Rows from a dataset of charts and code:
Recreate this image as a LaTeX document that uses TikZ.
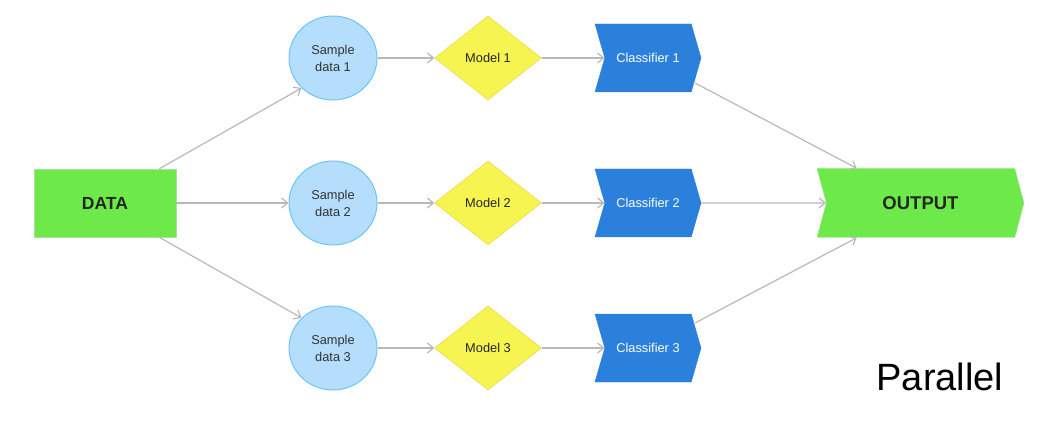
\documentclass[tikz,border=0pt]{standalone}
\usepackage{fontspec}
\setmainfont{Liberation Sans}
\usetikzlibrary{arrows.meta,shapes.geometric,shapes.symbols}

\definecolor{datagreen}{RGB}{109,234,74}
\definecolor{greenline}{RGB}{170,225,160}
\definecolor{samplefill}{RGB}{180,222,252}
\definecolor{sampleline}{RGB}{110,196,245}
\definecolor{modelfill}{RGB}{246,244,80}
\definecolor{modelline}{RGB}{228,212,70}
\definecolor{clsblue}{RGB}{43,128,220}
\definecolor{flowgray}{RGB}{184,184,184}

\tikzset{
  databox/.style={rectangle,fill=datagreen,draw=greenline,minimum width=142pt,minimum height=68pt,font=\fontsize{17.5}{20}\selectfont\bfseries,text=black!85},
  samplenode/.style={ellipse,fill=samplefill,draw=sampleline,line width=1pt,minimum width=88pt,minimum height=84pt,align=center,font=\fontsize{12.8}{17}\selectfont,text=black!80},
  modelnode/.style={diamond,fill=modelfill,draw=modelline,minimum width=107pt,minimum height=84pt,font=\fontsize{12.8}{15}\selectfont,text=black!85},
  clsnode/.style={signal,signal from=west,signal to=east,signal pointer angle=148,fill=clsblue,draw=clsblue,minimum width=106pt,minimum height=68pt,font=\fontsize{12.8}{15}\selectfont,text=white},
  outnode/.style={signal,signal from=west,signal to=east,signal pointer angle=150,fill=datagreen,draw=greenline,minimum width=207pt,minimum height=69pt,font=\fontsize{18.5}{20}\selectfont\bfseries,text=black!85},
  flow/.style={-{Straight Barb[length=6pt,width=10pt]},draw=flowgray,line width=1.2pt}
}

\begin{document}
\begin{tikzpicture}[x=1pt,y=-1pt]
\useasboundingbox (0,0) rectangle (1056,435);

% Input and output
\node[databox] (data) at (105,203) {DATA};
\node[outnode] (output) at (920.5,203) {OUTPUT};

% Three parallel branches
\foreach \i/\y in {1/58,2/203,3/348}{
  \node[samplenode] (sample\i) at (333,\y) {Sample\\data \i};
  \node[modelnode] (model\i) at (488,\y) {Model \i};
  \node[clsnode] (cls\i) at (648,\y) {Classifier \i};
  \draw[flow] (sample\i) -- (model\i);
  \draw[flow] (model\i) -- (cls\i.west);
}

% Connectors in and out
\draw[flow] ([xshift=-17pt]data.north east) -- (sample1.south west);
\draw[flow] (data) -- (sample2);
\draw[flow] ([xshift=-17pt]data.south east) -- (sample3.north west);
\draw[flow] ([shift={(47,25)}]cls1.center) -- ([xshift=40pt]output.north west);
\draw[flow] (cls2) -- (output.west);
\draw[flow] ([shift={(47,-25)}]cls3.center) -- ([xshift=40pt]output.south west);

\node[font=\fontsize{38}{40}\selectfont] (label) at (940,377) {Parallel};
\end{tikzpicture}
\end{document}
---
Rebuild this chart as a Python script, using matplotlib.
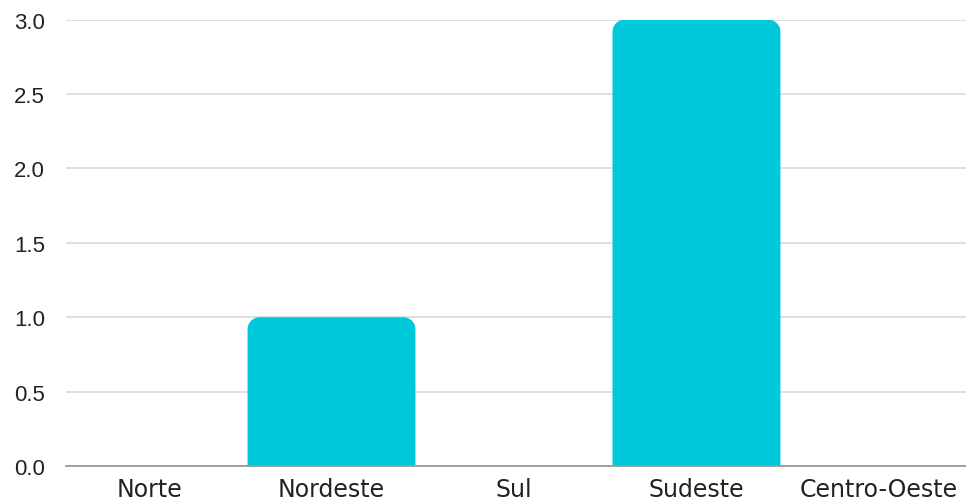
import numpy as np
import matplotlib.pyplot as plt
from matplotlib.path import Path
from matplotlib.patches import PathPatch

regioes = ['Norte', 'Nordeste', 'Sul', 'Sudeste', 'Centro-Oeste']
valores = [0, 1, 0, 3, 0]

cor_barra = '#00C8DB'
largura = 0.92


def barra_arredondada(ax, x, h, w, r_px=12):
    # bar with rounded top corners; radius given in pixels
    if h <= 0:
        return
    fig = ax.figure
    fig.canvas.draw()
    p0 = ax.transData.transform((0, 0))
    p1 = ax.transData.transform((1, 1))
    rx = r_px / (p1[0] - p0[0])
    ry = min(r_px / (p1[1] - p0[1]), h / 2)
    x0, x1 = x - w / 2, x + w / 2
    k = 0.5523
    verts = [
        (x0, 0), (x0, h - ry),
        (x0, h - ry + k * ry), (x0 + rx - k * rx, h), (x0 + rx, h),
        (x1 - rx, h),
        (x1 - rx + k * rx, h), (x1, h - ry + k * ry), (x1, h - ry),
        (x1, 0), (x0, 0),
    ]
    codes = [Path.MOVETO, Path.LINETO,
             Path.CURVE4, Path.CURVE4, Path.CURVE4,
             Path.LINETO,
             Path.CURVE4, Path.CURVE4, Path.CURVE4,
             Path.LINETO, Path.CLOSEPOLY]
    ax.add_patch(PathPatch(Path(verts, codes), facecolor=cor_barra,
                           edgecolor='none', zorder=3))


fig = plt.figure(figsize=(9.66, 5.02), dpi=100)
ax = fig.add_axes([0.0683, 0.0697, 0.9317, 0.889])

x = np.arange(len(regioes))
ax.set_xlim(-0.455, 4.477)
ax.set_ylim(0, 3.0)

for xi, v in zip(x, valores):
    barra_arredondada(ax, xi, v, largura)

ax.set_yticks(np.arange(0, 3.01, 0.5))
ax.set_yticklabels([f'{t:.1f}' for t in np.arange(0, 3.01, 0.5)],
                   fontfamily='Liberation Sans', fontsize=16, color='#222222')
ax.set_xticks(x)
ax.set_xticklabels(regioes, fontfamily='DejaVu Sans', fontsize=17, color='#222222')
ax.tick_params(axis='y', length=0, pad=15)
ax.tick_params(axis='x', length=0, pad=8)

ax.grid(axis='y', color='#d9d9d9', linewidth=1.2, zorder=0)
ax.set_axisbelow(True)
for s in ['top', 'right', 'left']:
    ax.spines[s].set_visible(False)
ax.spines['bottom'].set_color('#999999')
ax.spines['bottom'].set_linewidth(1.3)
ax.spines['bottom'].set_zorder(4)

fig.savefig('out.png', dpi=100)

| Stated task |
Above are some records. Reproduce the lines from the one with "Rebuild this chart" down to the one with "largura = 0.92", keeping both, and leave every picture out.

| Output for this exercise |
Rebuild this chart as a Python script, using matplotlib.
import numpy as np
import matplotlib.pyplot as plt
from matplotlib.path import Path
from matplotlib.patches import PathPatch

regioes = ['Norte', 'Nordeste', 'Sul', 'Sudeste', 'Centro-Oeste']
valores = [0, 1, 0, 3, 0]

cor_barra = '#00C8DB'
largura = 0.92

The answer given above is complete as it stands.